Requirement:
Emit the data below verbatim, stripping out any pictures.

— Start —

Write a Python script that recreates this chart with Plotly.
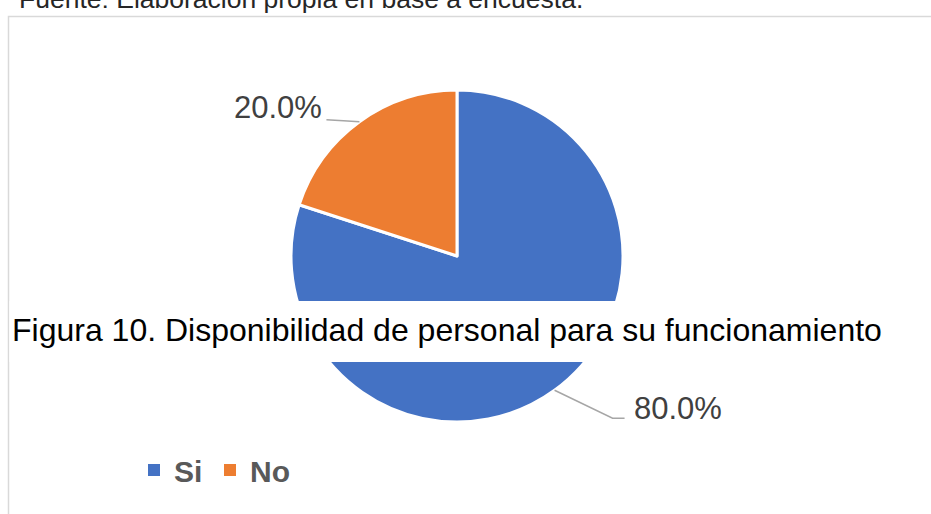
import math
import plotly.graph_objects as go

# ---- data ----
categories = ["Si", "No"]
values = [80, 20]
label_texts = ["80.0%", "20.0%"]
colors = ["#4472C4", "#ED7D31"]
caption = "Figura 10. Disponibilidad de personal para su funcionamiento"
source_text = "Fuente: Elaboración propia en base a encuesta."

# ---- layout geometry (pixels) ----
W, H = 931, 514
CX, CY, R = 457, 256, 166

def px(x):
    return x / W

def py(y):
    return 1 - y / H

fig = go.Figure()
fig.add_trace(go.Pie(
    labels=categories,
    values=values,
    sort=False,
    direction="clockwise",
    rotation=0,
    marker=dict(colors=colors, line=dict(color="white", width=3)),
    textinfo="none",
    hoverinfo="label+percent",
    domain=dict(x=[px(CX - R), px(CX + R)], y=[py(CY + R), py(CY - R)]),
    showlegend=False,
))

# legend entries (square markers like the reference), one legend box per entry
legend_ids = ["legend", "legend2"]
for name, col, lg in zip(categories, colors, legend_ids):
    fig.add_trace(go.Scatter(x=[None], y=[None], mode="markers", name=name,
                             marker=dict(symbol="square", size=12, color=col),
                             hoverinfo="skip", showlegend=True, legend=lg))

# label placement styles per slice: (elbow dx, elbow dy, end dx, end dy, text x offset, text y offset, anchor)
label_styles = [
    (58, 28, 70, 28, 77, 18, "left"),
    (-16, -1, -33, -2, -35, -14, "right"),
]

shapes = []
annotations = []
total = sum(values)
cum = 0
for i, v in enumerate(values):
    mid = (cum + v / 2) / total
    cum += v
    a = 2 * math.pi * mid
    ex = CX + R * math.sin(a)
    ey = CY - R * math.cos(a)
    edx, edy, ndx, ndy, tdx, tdy, anc = label_styles[i]
    pts = [(ex, ey), (ex + edx, ey + edy), (ex + ndx, ey + ndy)]
    path = "M " + " L ".join(f"{px(x)},{py(y)}" for x, y in pts)
    shapes.append(dict(type="path", xref="paper", yref="paper", path=path,
                       line=dict(color="#A6A6A6", width=1.5)))
    annotations.append(dict(x=px(ex + tdx), y=py(ey + tdy), xref="paper", yref="paper",
                            text=label_texts[i], showarrow=False, xanchor=anc, yanchor="middle",
                            font=dict(family="Liberation Sans, Arial", size=31, color="#404040")))

# chart border (light gray, extends past the right and bottom edges)
shapes.insert(0, dict(type="rect", xref="paper", yref="paper",
                      x0=px(8.5), y0=py(530), x1=px(950), y1=py(16.5),
                      line=dict(color="#D9D9D9", width=1.5), fillcolor="rgba(0,0,0,0)", layer="below"))
# white caption box over the pie
shapes.append(dict(type="rect", xref="paper", yref="paper",
                   x0=px(9.5), y0=py(362), x1=px(931), y1=py(301),
                   line=dict(width=0), fillcolor="white", layer="above"))

annotations.append(dict(x=px(10), y=py(330), xref="paper", yref="paper", text=caption,
                        showarrow=False, xanchor="left", yanchor="middle",
                        font=dict(family="Liberation Sans, Arial", size=32, color="#000000")))
annotations.append(dict(x=px(17), y=py(-1), xref="paper", yref="paper", text=source_text,
                        showarrow=False, xanchor="left", yanchor="middle",
                        font=dict(family="Liberation Sans, Arial", size=26.5, color="#262626")))

legend_style = dict(orientation="h", yanchor="middle", xanchor="left", y=py(470),
                    font=dict(family="Liberation Sans, Arial", size=30, color="#595959", weight="bold"),
                    bgcolor="rgba(0,0,0,0)")

fig.update_layout(
    width=W, height=H,
    margin=dict(l=0, r=0, t=0, b=0),
    paper_bgcolor="white",
    plot_bgcolor="white",
    xaxis=dict(visible=False),
    yaxis=dict(visible=False),
    shapes=shapes,
    annotations=annotations,
    legend=dict(x=px(134), **legend_style),
    legend2=dict(x=px(210), **legend_style),
)

fig.write_html("out.html", config={"displayModeBar": False},
               post_script="document.body.style.margin='0px';")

— End —

Solution to the problem:
Write a Python script that recreates this chart with Plotly.
import math
import plotly.graph_objects as go

# ---- data ----
categories = ["Si", "No"]
values = [80, 20]
label_texts = ["80.0%", "20.0%"]
colors = ["#4472C4", "#ED7D31"]
caption = "Figura 10. Disponibilidad de personal para su funcionamiento"
source_text = "Fuente: Elaboración propia en base a encuesta."

# ---- layout geometry (pixels) ----
W, H = 931, 514
CX, CY, R = 457, 256, 166

def px(x):
    return x / W

def py(y):
    return 1 - y / H

fig = go.Figure()
fig.add_trace(go.Pie(
    labels=categories,
    values=values,
    sort=False,
    direction="clockwise",
    rotation=0,
    marker=dict(colors=colors, line=dict(color="white", width=3)),
    textinfo="none",
    hoverinfo="label+percent",
    domain=dict(x=[px(CX - R), px(CX + R)], y=[py(CY + R), py(CY - R)]),
    showlegend=False,
))

# legend entries (square markers like the reference), one legend box per entry
legend_ids = ["legend", "legend2"]
for name, col, lg in zip(categories, colors, legend_ids):
    fig.add_trace(go.Scatter(x=[None], y=[None], mode="markers", name=name,
                             marker=dict(symbol="square", size=12, color=col),
                             hoverinfo="skip", showlegend=True, legend=lg))

# label placement styles per slice: (elbow dx, elbow dy, end dx, end dy, text x offset, text y offset, anchor)
label_styles = [
    (58, 28, 70, 28, 77, 18, "left"),
    (-16, -1, -33, -2, -35, -14, "right"),
]

shapes = []
annotations = []
total = sum(values)
cum = 0
for i, v in enumerate(values):
    mid = (cum + v / 2) / total
    cum += v
    a = 2 * math.pi * mid
    ex = CX + R * math.sin(a)
    ey = CY - R * math.cos(a)
    edx, edy, ndx, ndy, tdx, tdy, anc = label_styles[i]
    pts = [(ex, ey), (ex + edx, ey + edy), (ex + ndx, ey + ndy)]
    path = "M " + " L ".join(f"{px(x)},{py(y)}" for x, y in pts)
    shapes.append(dict(type="path", xref="paper", yref="paper", path=path,
                       line=dict(color="#A6A6A6", width=1.5)))
    annotations.append(dict(x=px(ex + tdx), y=py(ey + tdy), xref="paper", yref="paper",
                            text=label_texts[i], showarrow=False, xanchor=anc, yanchor="middle",
                            font=dict(family="Liberation Sans, Arial", size=31, color="#404040")))

# chart border (light gray, extends past the right and bottom edges)
shapes.insert(0, dict(type="rect", xref="paper", yref="paper",
                      x0=px(8.5), y0=py(530), x1=px(950), y1=py(16.5),
                      line=dict(color="#D9D9D9", width=1.5), fillcolor="rgba(0,0,0,0)", layer="below"))
# white caption box over the pie
shapes.append(dict(type="rect", xref="paper", yref="paper",
                   x0=px(9.5), y0=py(362), x1=px(931), y1=py(301),
                   line=dict(width=0), fillcolor="white", layer="above"))

annotations.append(dict(x=px(10), y=py(330), xref="paper", yref="paper", text=caption,
                        showarrow=False, xanchor="left", yanchor="middle",
                        font=dict(family="Liberation Sans, Arial", size=32, color="#000000")))
annotations.append(dict(x=px(17), y=py(-1), xref="paper", yref="paper", text=source_text,
                        showarrow=False, xanchor="left", yanchor="middle",
                        font=dict(family="Liberation Sans, Arial", size=26.5, color="#262626")))

legend_style = dict(orientation="h", yanchor="middle", xanchor="left", y=py(470),
                    font=dict(family="Liberation Sans, Arial", size=30, color="#595959", weight="bold"),
                    bgcolor="rgba(0,0,0,0)")

fig.update_layout(
    width=W, height=H,
    margin=dict(l=0, r=0, t=0, b=0),
    paper_bgcolor="white",
    plot_bgcolor="white",
    xaxis=dict(visible=False),
    yaxis=dict(visible=False),
    shapes=shapes,
    annotations=annotations,
    legend=dict(x=px(134), **legend_style),
    legend2=dict(x=px(210), **legend_style),
)

fig.write_html("out.html", config={"displayModeBar": False},
               post_script="document.body.style.margin='0px';")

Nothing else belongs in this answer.